Les Tribunaux procèderont, au vu de la dernière jurisprudence, à une appréciation au cas par cas afin de déterminer si oui ou non la révélation de cette décision par un tiers est faite avec mesure, ce qui permettra à l’auteur d’échapper à toute condamnation, ou est au contraire agrémentée de propos déplaisants et dénigrants, dans une telle hypothèse la responsabilité de son auteur sur le fondement du dénigrement pourrait être envisagée.

Point sur la critique humoristique

L’humour peut également justifier des propos qui pourraient a priori apparaître comme
dénigrants mais qui relèveront en conséquence du droit à la libre critique.

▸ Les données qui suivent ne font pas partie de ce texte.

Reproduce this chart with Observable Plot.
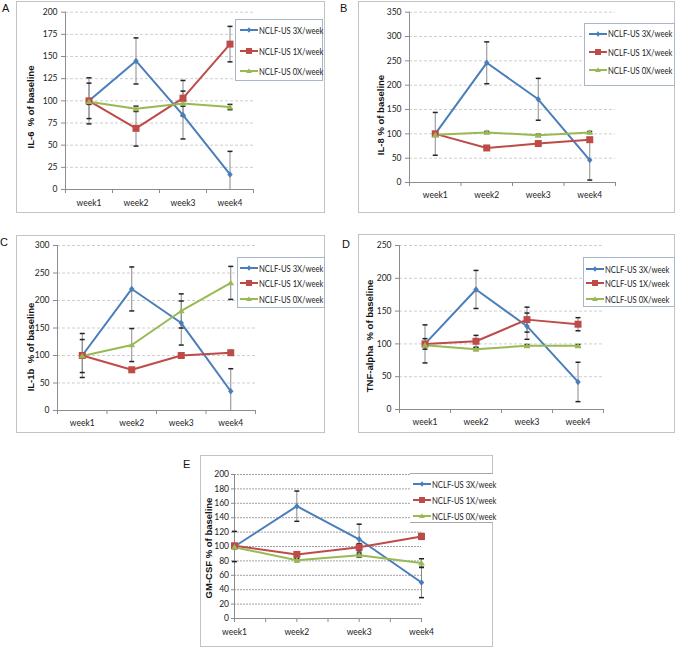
<!DOCTYPE html>
<html><head><meta charset="utf-8">
<script src="https://cdn.jsdelivr.net/npm/d3@7"></script>
<script src="https://cdn.jsdelivr.net/npm/@observablehq/plot@0.6"></script>
<style>
body{margin:0;background:#fff;}
#fig{position:relative;width:677px;height:647px;overflow:hidden;font-family:Lato,sans-serif;}
.box{position:absolute;box-sizing:border-box;border:1px solid #c3c3c3;}
.letter{position:absolute;font:11px "Liberation Sans",Arial,sans-serif;color:#111;line-height:11px;}
.ylab{position:absolute;font:bold 9.5px "Liberation Sans",Arial,sans-serif;color:#111;white-space:pre;transform:translate(-50%,-50%) rotate(-90deg);}
.legend{position:absolute;box-sizing:border-box;border:1px solid #a9b6c8;background:#fff;}
.legend .row{position:absolute;height:12px;display:flex;align-items:center;font:9px Lato,sans-serif;color:#222;white-space:nowrap;}
.legend .row span{display:inline-block;transform:scaleX(0.85);transform-origin:left center;}
.plot{position:absolute;}
</style></head>
<body>
<div id="fig"></div>
<script>
// ---------- data ----------
const weeks = ["week1", "week2", "week3", "week4"];
const seriesNames = ["NCLF-US 3X/week", "NCLF-US 1X/week", "NCLF-US 0X/week"];
const seriesColors = ["#4a7ebb", "#be4b48", "#98b954"];

// A: IL-6
const il6_3x = [100, 145, 84, 17];   const il6_3x_err = [26, 26, 27, 26];
const il6_1x = [100, 69, 103, 164];  const il6_1x_err = [20, 20, 20, 20];
const il6_0x = [99, 91, 97, 93];     const il6_0x_err = [3, 3, 3, 3];
// B: IL-8
const il8_3x = [100, 246, 171, 46];  const il8_3x_err = [44, 43, 43, 41];
const il8_1x = [100, 71, 80, 88];    const il8_1x_err = [3, 3, 3, 3];
const il8_0x = [98, 103, 97, 103];   const il8_0x_err = [2, 2, 2, 2];
// C: IL-1b
const il1b_3x = [100, 221, 159, 35]; const il1b_3x_err = [40, 40, 40, 41];
const il1b_1x = [100, 74, 100, 105]; const il1b_1x_err = [3, 4, 4, 4];
const il1b_0x = [99, 119, 181, 232]; const il1b_0x_err = [30, 30, 31, 30];
// D: TNF-alpha
const tnf_3x = [100, 183, 127, 42];  const tnf_3x_err = [29, 29, 20, 30];
const tnf_1x = [100, 104, 137, 130]; const tnf_1x_err = [8, 9, 19, 10];
const tnf_0x = [98, 92, 97, 97];     const tnf_0x_err = [2, 2, 2, 2];
// E: GM-CSF
const gm_3x = [100, 156, 110, 50];   const gm_3x_err = [21, 21, 21, 21];
const gm_1x = [101, 89, 99, 114];    const gm_1x_err = [3, 3, 5, 4];
const gm_0x = [99, 81, 88, 77];      const gm_0x_err = [2, 2, 3, 6];

const yLabels = ["IL-6  % of baseline", "IL-8 % of baseline", "IL-1b  % of baseline", "TNF-alpha  % of baseline", "GM-CSF % of baseline"];
const letters = ["A", "B", "C", "D", "E"];

// ---------- symbols ----------
const rOf = size => Math.sqrt(size / Math.PI);
const capSym = {draw(c, s){ const r = rOf(s); c.moveTo(-r, 0); c.lineTo(r, 0); }};
const diamondSym = {draw(c, s){ const r = rOf(s); c.moveTo(0, -r); c.lineTo(r * 0.85, 0); c.lineTo(0, r); c.lineTo(-r * 0.85, 0); c.closePath(); }};
const squareSym = {draw(c, s){ const r = rOf(s); c.rect(-r, -r, 2 * r, 2 * r); }};
const triSym = {draw(c, s){ const r = rOf(s); c.moveTo(0, -r); c.lineTo(r * 1.1, r * 0.75); c.lineTo(-r * 1.1, r * 0.75); c.closePath(); }};
const markerSyms = [diamondSym, squareSym, triSym];
const markerR = [3.2, 3.5, 3.1];

// ---------- layout ----------
const layouts = [
  {values: [il6_3x, il6_1x, il6_0x], errs: [il6_3x_err, il6_1x_err, il6_0x_err], yMax: 200, yStep: 25,
   box: [16, 1, 309, 212], m: [10.7, 72, 24, 49], xPad: 10, yTick: [4, 4], edge: false,
   letter: [2, 3], ylab: [30, 107], legend: {box: [235, 19, 88, 62], rows: [10, 31, 51], sw: 4, full: true}},
  {values: [il8_3x, il8_1x, il8_0x], errs: [il8_3x_err, il8_1x_err, il8_0x_err], yMax: 350, yStep: 50,
   box: [358, 1, 317, 212], m: [10.7, 60, 31, 51], xPad: 9.5, yTick: [4, 4], edge: false,
   letter: [340, 3], ylab: [380, 115], legend: {box: [584, 23, 91, 63], rows: [9.5, 28, 46], sw: 4, full: true}},
  {values: [il1b_3x, il1b_1x, il1b_0x], errs: [il1b_3x_err, il1b_1x_err, il1b_0x_err], yMax: 300, yStep: 50,
   box: [16, 235, 309, 198], m: [10, 70, 23, 41], xPad: 9, yTick: [4, 4], edge: false,
   letter: [0, 236.5], ylab: [30, 347], legend: {box: [237, 257, 88, 51], rows: [10, 25, 41], sw: 2, full: true}},
  {values: [tnf_3x, tnf_1x, tnf_0x], errs: [tnf_3x_err, tnf_1x_err, tnf_0x_err], yMax: 250, yStep: 50,
   box: [358, 234, 317, 199], m: [11, 72, 24, 41], xPad: 9.5, yTick: [4, 4], edge: false,
   letter: [342, 238.5], ylab: [369, 336], legend: {box: [583, 257, 92, 50], rows: [11, 25, 41], sw: 2, full: true}},
  {values: [gm_3x, gm_1x, gm_0x], errs: [gm_3x_err, gm_1x_err, gm_0x_err], yMax: 200, yStep: 20,
   box: [200, 455, 293, 192], m: [19, 72, 29, 34], xPad: 10, yTick: [3, 2.5], edge: true,
   letter: [183, 458.5], ylab: [208, 548], legend: {box: [410, 473, 83, 50], rows: [10, 26, 42], sw: 3, full: false}}
];

const fig = document.getElementById("fig");
const axisColor = "#8c8c8c";

function el(tag, cls, css) {
  const e = document.createElement(tag);
  if (cls) e.className = cls;
  Object.assign(e.style, css || {});
  return e;
}

layouts.forEach((p, pi) => {
  const [bx, by, bw, bh] = p.box;
  fig.appendChild(el("div", "box", {left: bx + "px", top: by + "px", width: bw + "px", height: bh + "px"}));

  const rows = [];
  p.values.forEach((vals, si) => vals.forEach((v, wi) => {
    const e = p.errs[si][wi];
    rows.push({series: seriesNames[si], xi: wi + 1, y: v, lo: Math.max(0, v - e), hi: v + e});
  }));
  const xi = weeks.map((w, i) => i + 1);
  const xDomain = p.edge ? [1, weeks.length] : [0.5, weeks.length + 0.5];
  const bounds = p.edge ? d3.range(1, weeks.length + 0.01, 0.5) : d3.range(0.5, weeks.length + 0.51, 1);
  const yTicks = d3.range(0, p.yMax + 0.001, p.yStep);
  const gridStroke = p.edge ? "#a0a0a0" : "#cfcfcf";
  const gridDash = p.edge ? "2,1" : "3,2";

  const svg = Plot.plot({
    width: bw, height: bh,
    marginTop: p.m[0], marginRight: p.m[1], marginBottom: p.m[2], marginLeft: p.m[3],
    x: {type: "linear", domain: xDomain, axis: null},
    y: {domain: [0, p.yMax], axis: null},
    color: {domain: seriesNames, range: seriesColors},
    style: {fontFamily: "Lato, sans-serif", fontSize: "8.5px", color: "#222", background: "none", overflow: "visible"},
    marks: [
      Plot.ruleY(yTicks.slice(1), {stroke: gridStroke, strokeDasharray: gridDash}),
      Plot.ruleX([xDomain[0]], {stroke: axisColor}),
      Plot.ruleY([0], {stroke: axisColor}),
      Plot.axisY(yTicks, {tickSize: p.yTick[0], tickPadding: p.yTick[1], stroke: axisColor, fill: "#222", label: null}),
      Plot.axisX(bounds, {tickSize: 4, tickFormat: () => "", stroke: axisColor, label: null}),
      Plot.axisX(xi, {tickSize: 0, tickPadding: p.xPad, tickFormat: i => weeks[i - 1], fill: "#222", label: null}),
      Plot.ruleX(rows, {x: "xi", y1: "lo", y2: "hi", stroke: "#8a8a8a", strokeWidth: 1}),
      Plot.dot(rows, {x: "xi", y: "hi", symbol: capSym, r: 2.5, stroke: "#222", fill: "none"}),
      Plot.dot(rows.filter(d => d.lo > 0), {x: "xi", y: "lo", symbol: capSym, r: 2.5, stroke: "#222", fill: "none"}),
      Plot.line(rows, {x: "xi", y: "y", z: "series", stroke: "series", strokeWidth: 2}),
      ...seriesNames.map((s, si) => Plot.dot(rows.filter(d => d.series === s),
        {x: "xi", y: "y", fill: "series", symbol: markerSyms[si], r: markerR[si]}))
    ]
  });
  svg.classList.add("plot");
  svg.style.left = bx + "px";
  svg.style.top = by + "px";
  fig.appendChild(svg);

  // letter
  const L = el("div", "letter", {left: p.letter[0] + "px", top: p.letter[1] + "px"});
  L.textContent = letters[pi];
  fig.appendChild(L);

  // y label
  const Y = el("div", "ylab", {left: p.ylab[0] + "px", top: p.ylab[1] + "px"});
  Y.textContent = yLabels[pi];
  fig.appendChild(Y);

  // legend
  const lg = p.legend;
  const [lx, ly, lw, lh] = lg.box;
  const legCss = {left: lx + "px", top: ly + "px", width: lw + "px", height: lh + "px"};
  if (!lg.full) Object.assign(legCss, {borderLeft: "none", borderRight: "none", borderColor: "#a8a8a8"});
  const leg = el("div", "legend", legCss);
  seriesNames.forEach((s, si) => {
    const row = el("div", "row", {left: lg.sw + "px", top: (lg.rows[si] - 6) + "px"});
    const ns = "http://www.w3.org/2000/svg";
    const sw = document.createElementNS(ns, "svg");
    sw.setAttribute("width", 18); sw.setAttribute("height", 10);
    const ln = document.createElementNS(ns, "line");
    ln.setAttribute("x1", 0); ln.setAttribute("x2", 18); ln.setAttribute("y1", 5); ln.setAttribute("y2", 5);
    ln.setAttribute("stroke", seriesColors[si]); ln.setAttribute("stroke-width", 2);
    sw.appendChild(ln);
    const pth = document.createElementNS(ns, "path");
    const rr = markerR[si] * 0.85;
    pth.setAttribute("d", d3.symbol(markerSyms[si], rr * rr * Math.PI)());
    pth.setAttribute("transform", "translate(9,5)");
    pth.setAttribute("fill", seriesColors[si]);
    sw.appendChild(pth);
    row.appendChild(sw);
    const t = el("span", null, {marginLeft: "1px"});
    t.textContent = s;
    row.appendChild(t);
    leg.appendChild(row);
  });
  fig.appendChild(leg);
});
</script>
</body></html>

Il est donc possible de dénigrer une marque si la critique est justifiée par un intérêt légitime, tel que la santé publique, la parodie humoristique ou un usage polémique étranger à la vie des affaires.

C’est ce qu’a notamment pu retenir la Cour de cassation dans plusieurs décisions concernant des propos dénigrants relatifs à une marque automobile tenus dans « les guignols de l’info » (voir notamment – Cass. ass. plén., 12 juill. 2000, no99-19.004).

Toutefois, la Cour d’appel de Paris, dans une décision du 24 septembre 2021, a jugé que :

 « la valeur violente de l’expression définitive et sans autre commentaire en forme de slogan ‘C’est quoi cette merde » Il faut vite le jeter dans le feu’ excède l’humour et la dérision que le droit de libre critique compris dans la liberté d’expression pouvait autoriser à l’occasion du lancement du premier magasine, et caractérise l’acte de dénigrement […] » (Cour d’appel de Paris, 24 septembre 2021, n°19-17.218).

Les juges apprécient au cas par cas si la principale démarche du dénigrement est de discréditer, décrier ou rabaisser une marque et ses produits, alors la responsabilité délictuelle de l’auteur des propos pourrait être valablement engagée.